Good people inevitably suffer injustice, as Jesus did at his trial, 

as countless do in our country and throughout the world every day.

And what is more, if anything it seems to be getting worse.

And yet Jesus does not use his words to frighten; but to encourage. 

Again and again he tells his listeners that no matter how bad it gets, 

God will be with them, 

God will guide them, 

Even in death God will not let them go.

And that is a message as pertinent to us in the twenty first century as it was in the 1st.

Why? Because we often do not cling to things as meaningful as a temple.

Nowadays what passes for security 

might be as fragile as an elderly parent, 

or as unstable as a stock portfolio.

Our homes might be our castle, 

but tell people that when they get evicted.

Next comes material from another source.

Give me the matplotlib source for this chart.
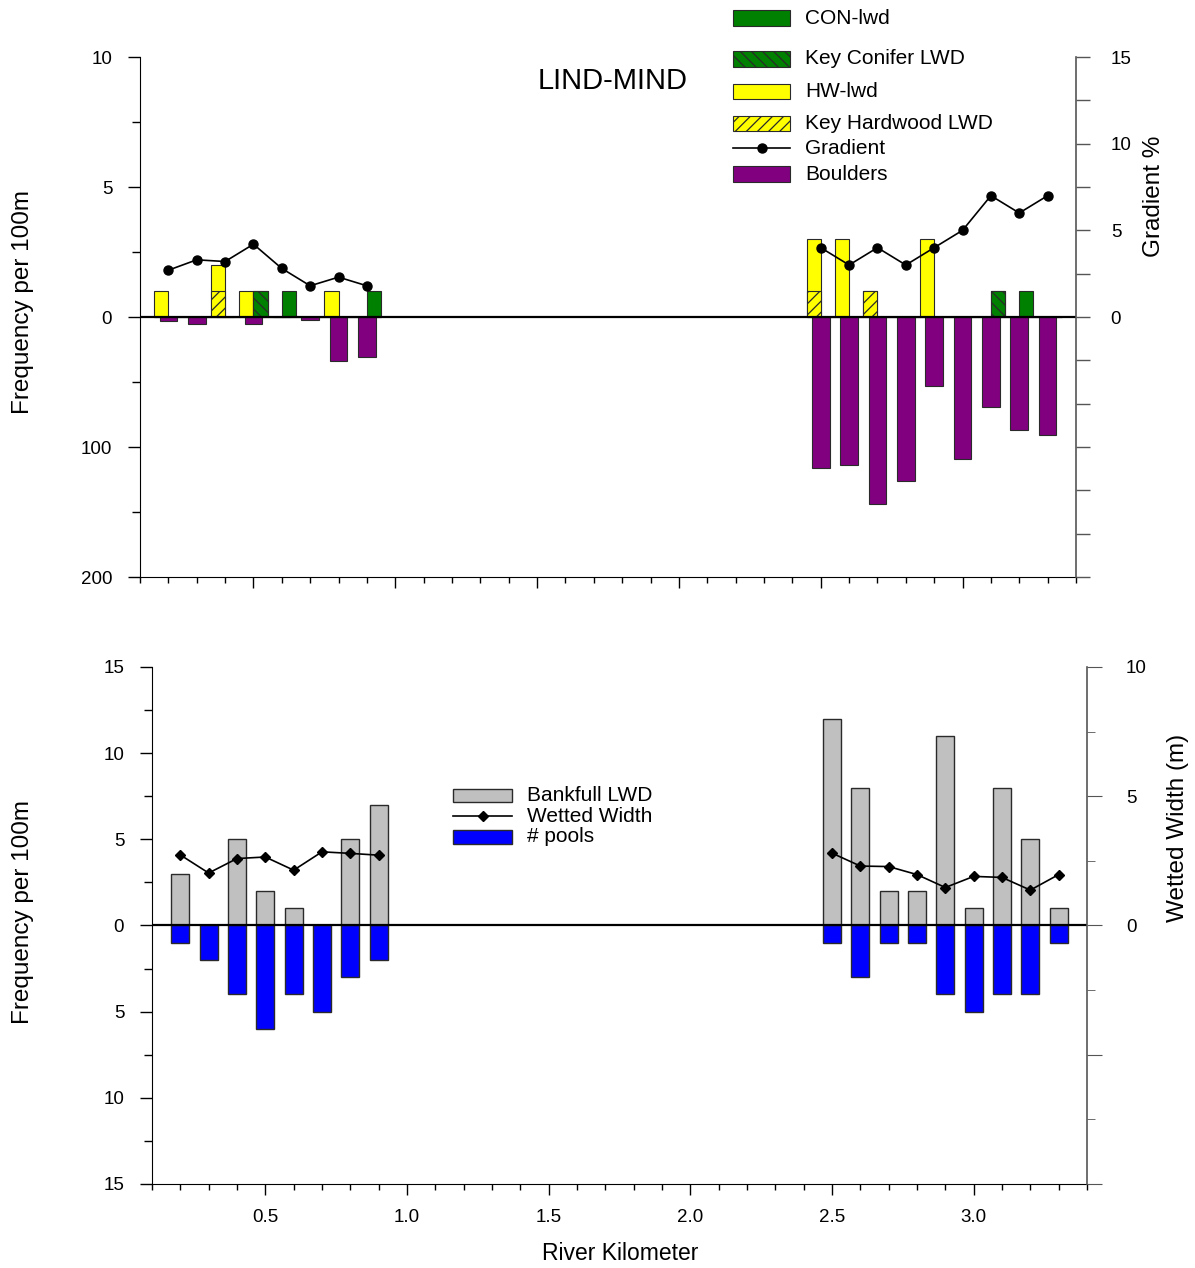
"""
LWD, boulder, gradient and pool survey along Lind-Mind river reach.
"""
import numpy as np
import matplotlib
matplotlib.use("Agg")
import matplotlib.pyplot as plt
from matplotlib.patches import Rectangle
from matplotlib.lines import Line2D

plt.rcParams["font.family"] = ["Liberation Sans", "DejaVu Sans"]
plt.rcParams["hatch.linewidth"] = 0.9

# survey stations (river km)
km = [0.2, 0.3, 0.4, 0.5, 0.6, 0.7, 0.8, 0.9,
      2.5, 2.6, 2.7, 2.8, 2.9, 3.0, 3.1, 3.2, 3.3]

# upper panel: wood counts (per 100 m), boulders, channel gradient
con_lwd = [0, 0, 0, 1, 1, 0, 0, 1, 0, 0, 0, 0, 0, 0, 1, 1, 0]
key_conifer = [0, 0, 0, 1, 0, 0, 0, 0, 0, 0, 0, 0, 0, 0, 1, 0, 0]
hw_lwd = [1, 0, 2, 1, 0, 0, 1, 0, 3, 3, 1, 0, 3, 0, 0, 0, 0]
key_hardwood = [0, 0, 1, 0, 0, 0, 0, 0, 1, 0, 1, 0, 0, 0, 0, 0, 0]
boulders = [3, 5, 0, 5, 0, 2, 34, 31, 116, 114, 144, 126, 53, 109, 69, 87, 91]
gradient = [2.7, 3.3, 3.2, 4.2, 2.8, 1.8, 2.3, 1.8, 4, 3, 4, 3, 4, 5, 7, 6, 7]

# lower panel: bankfull LWD, pools, wetted width
bankfull_lwd = [3, 0, 5, 2, 1, 0, 5, 7, 12, 8, 2, 2, 11, 1, 8, 5, 1]
pools = [1, 2, 4, 6, 4, 5, 3, 2, 1, 3, 1, 1, 4, 5, 4, 4, 1]
wetted_width = [2.73, 2.03, 2.59, 2.65, 2.14, 2.85, 2.79, 2.72,
                2.80, 2.30, 2.28, 1.97, 1.47, 1.90, 1.86, 1.37, 1.97]

BOULDER_SCALE = 20  # 200 boulders per 100 m drawn at -10 on the LWD axis

C_CON = "#008000"
C_HW = "#FFFF00"
C_BOULDER = "#800080"
C_BANK = "#C0C0C0"
C_POOL = "#0000FF"
EDGE = "#2a2a2a"
RSPINE = "#555555"

W, H = 1195, 1268


def fx(px):
    return px / W


def fy(py):
    return 1 - py / H


def style_x(ax, labels=True):
    ax.set_xlim(0.1, 3.4)
    ax.set_xticks([0.5, 1.0, 1.5, 2.0, 2.5, 3.0])
    ax.set_xticks(np.round(np.arange(0.1, 3.41, 0.1), 1), minor=True)
    ax.tick_params(axis="x", which="major", length=8, width=1, pad=10, labelsize=13.5)
    ax.tick_params(axis="x", which="minor", length=4.5, width=1)
    if labels:
        ax.set_xticklabels([f"{t:.1f}" for t in ax.get_xticks()])
    else:
        ax.set_xticklabels([])


def style_right(ax):
    for s in ["top", "left", "bottom"]:
        ax.spines[s].set_visible(False)
    ax.spines["right"].set_color(RSPINE)
    ax.spines["right"].set_linewidth(1.2)
    ax.tick_params(axis="y", which="both", colors=RSPINE, labelcolor="black",
                   labelsize=13.5, pad=15)


fig = plt.figure(figsize=(W / 100, H / 100), dpi=100)

# ---------------- upper panel ----------------
ax1 = fig.add_axes([fx(140), fy(577), fx(936), 520 / H])
x = np.array(km)
bw = 0.05

ax1.bar(x, hw_lwd, width=-bw, align="edge", color=C_HW, edgecolor=EDGE, lw=0.8, zorder=2)
ax1.bar(x, key_hardwood, width=-bw, align="edge", color=C_HW, edgecolor=EDGE, lw=0.8,
        hatch="///", zorder=3)
ax1.bar(x, con_lwd, width=bw, align="edge", color=C_CON, edgecolor=EDGE, lw=0.8, zorder=2)
ax1.bar(x, key_conifer, width=bw, align="edge", color=C_CON, edgecolor=EDGE, lw=0.8,
        hatch="\\\\\\", zorder=3)
ax1.bar(x, -np.array(boulders) / BOULDER_SCALE, width=0.062, color=C_BOULDER,
        edgecolor=EDGE, lw=0.8, zorder=2)
ax1.axhline(0, color="black", lw=1.6, zorder=4)

ax1.set_ylim(-10, 10)
ax1.set_yticks([-10, -5, 0, 5, 10])
ax1.set_yticklabels([str(int(abs(t) * BOULDER_SCALE)) if t < 0 else str(t)
                     for t in [-10, -5, 0, 5, 10]])
ax1.set_yticks([-7.5, -2.5, 2.5, 7.5], minor=True)
ax1.tick_params(axis="y", which="major", length=9, width=1, pad=11, labelsize=13.5)
ax1.tick_params(axis="y", which="minor", length=6, width=1)
ax1.spines["top"].set_visible(False)
ax1.spines["right"].set_visible(False)
style_x(ax1, labels=False)

ax2 = ax1.twinx()
ax2.plot(km[:8], gradient[:8], "o-", color="black", lw=1.2, ms=6.5, zorder=5)
ax2.plot(km[8:], gradient[8:], "o-", color="black", lw=1.2, ms=6.5, zorder=5)
ax2.set_ylim(-15, 15)
gt = np.arange(-15, 15.1, 2.5)
ax2.set_yticks(gt)
ax2.set_yticklabels([f"{t:.0f}" if (t >= 0 and t % 5 == 0) else "" for t in gt])
ax2.tick_params(axis="y", length=10, width=1)
style_right(ax2)

ax1.text(0.505, 0.954, "LIND-MIND", transform=ax1.transAxes, ha="center", va="center",
         fontsize=21)

fig.text(fx(23), fy(302), "Frequency per 100m", rotation=90, ha="center", va="center",
         fontsize=17.5)
fig.text(fx(1154), fy(196), "Gradient %", rotation=90, ha="center", va="center",
         fontsize=17.5)

# legend keys for the upper panel
key_rows = [
    ("CON-lwd", dict(fc=C_CON), 18),
    ("Key Conifer LWD", dict(fc=C_CON, hatch="\\\\\\"), 59),
    ("HW-lwd", dict(fc=C_HW), 91.5),
    ("Key Hardwood LWD", dict(fc=C_HW, hatch="///"), 123.5),
    ("Gradient", None, 148),
    ("Boulders", dict(fc=C_BOULDER), 174),
]
for label, kw, yc in key_rows:
    if kw is None:
        fig.add_artist(Line2D([fx(733), fx(790)], [fy(yc), fy(yc)], color="black", lw=1.2,
                              transform=fig.transFigure))
        fig.add_artist(Line2D([fx(761.5)], [fy(yc)], marker="o", ms=6.5, color="black",
                              transform=fig.transFigure))
    else:
        fig.add_artist(Rectangle((fx(733), fy(yc + 7.5)), fx(57), 15 / H, ec=EDGE, lw=0.8,
                                 transform=fig.transFigure, **kw))
    fig.text(fx(805), fy(yc), label, ha="left", va="center", fontsize=15)

# ---------------- lower panel ----------------
ax3 = fig.add_axes([fx(152), fy(1184), fx(935), 517 / H])
ax3.bar(x, bankfull_lwd, width=0.0625, color=C_BANK, edgecolor=EDGE, lw=1, zorder=2)
ax3.bar(x, -np.array(pools), width=0.0625, color=C_POOL, edgecolor=EDGE, lw=1, zorder=2)
ax3.axhline(0, color="black", lw=1.6, zorder=4)
ax3.set_ylim(-15, 15)
ax3.set_yticks(np.arange(-15, 16, 5))
ax3.set_yticklabels([str(abs(t)) for t in range(-15, 16, 5)])
ax3.set_yticks(np.arange(-12.5, 13, 5), minor=True)
ax3.tick_params(axis="y", which="major", length=9, width=1, pad=11, labelsize=13.5)
ax3.tick_params(axis="y", which="minor", length=6, width=1)
ax3.spines["top"].set_visible(False)
ax3.spines["right"].set_visible(False)
style_x(ax3)

ax4 = ax3.twinx()
ax4.plot(km[:8], wetted_width[:8], "D-", color="black", lw=1.2, ms=5, zorder=5)
ax4.plot(km[8:], wetted_width[8:], "D-", color="black", lw=1.2, ms=5, zorder=5)
ax4.set_ylim(-10, 10)
ax4.set_yticks(np.arange(-10, 11, 5))
ax4.set_yticklabels([str(t) if t >= 0 else "" for t in range(-10, 11, 5)])
ax4.set_yticks(np.arange(-7.5, 8, 5), minor=True)
ax4.tick_params(axis="y", which="major", length=11)
ax4.tick_params(axis="y", which="minor", length=6)
style_right(ax4)
ax4.tick_params(axis="y", pad=17)

fig.text(fx(23), fy(912), "Frequency per 100m", rotation=90, ha="center", va="center",
         fontsize=17.5)
fig.text(fx(1178), fy(828), "Wetted Width (m)", rotation=90, ha="center", va="center",
         fontsize=17.5)
fig.text(fx(620), fy(1254), "River Kilometer", ha="center", va="center", fontsize=16.5)

# legend keys for the lower panel
fig.add_artist(Rectangle((fx(453), fy(802)), fx(59), 13 / H, fc=C_BANK, ec=EDGE, lw=1,
                         transform=fig.transFigure))
fig.add_artist(Line2D([fx(453), fx(512)], [fy(815.5), fy(815.5)], color="black", lw=1.2,
                      transform=fig.transFigure))
fig.add_artist(Line2D([fx(482.5)], [fy(815.5)], marker="D", ms=5, color="black",
                      transform=fig.transFigure))
fig.add_artist(Rectangle((fx(453), fy(844)), fx(59), 14 / H, fc=C_POOL, ec=EDGE, lw=1,
                         transform=fig.transFigure))
for label, yc in [("Bankfull LWD", 795.5), ("Wetted Width", 816), ("# pools", 837)]:
    fig.text(fx(527), fy(yc), label, ha="left", va="center", fontsize=15)

fig.savefig("out.png", dpi=100)
plt.close(fig)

The people who walk past our church every day, 

especially young people 

who have long since stopped even caring what goes on in here, 

believe that they will never grow old, never get sick, 

think that they have no need of family, community, commitment 

because their free, young lives will never change, 

And yet the fact is, 

it doesn’t take a rocket scientist to know that they will; they always do,

and when they do, 

while we might want to know what our future holds, 

to the point of believing anyone who claims to predict it, 

be it a political pundit, 

economic guru or apocalyptic preacher, 

so that we can shape our future and thus tell ourselves that we are in control.

The fact is that we cannot know what our future holds. 

All we can know is what Jesus actually did try to tell anyone who would listen that day at the temple. 

That God is in control.

And that is important. 

Because Jesus’ words reveal a world 

which refuses to recognize that fact 

and places its trust in anything and everything else.

That is the world where cities are attacked, seas rise, buildings destroyed, wars waged, homes lost, and people sicken and die for lack of health care.

They challenge us to consider a world 

in which people do place their trust in the one he calls Father.

And they invite us to work for that world 

Where our cities might be safe again, and communities rebuilt. 

Where peace is pursued, homes secured, and people are valued and cared for.

Will we succeed? Who knows! That is the future. And that is just the point. 

We don’t know what the future holds. 

But by listening to what Jesus actually says in the present

we know something thing far more important. 

We know who holds our future. 

And as often as we have let go of God, God it would seem, never lets us go.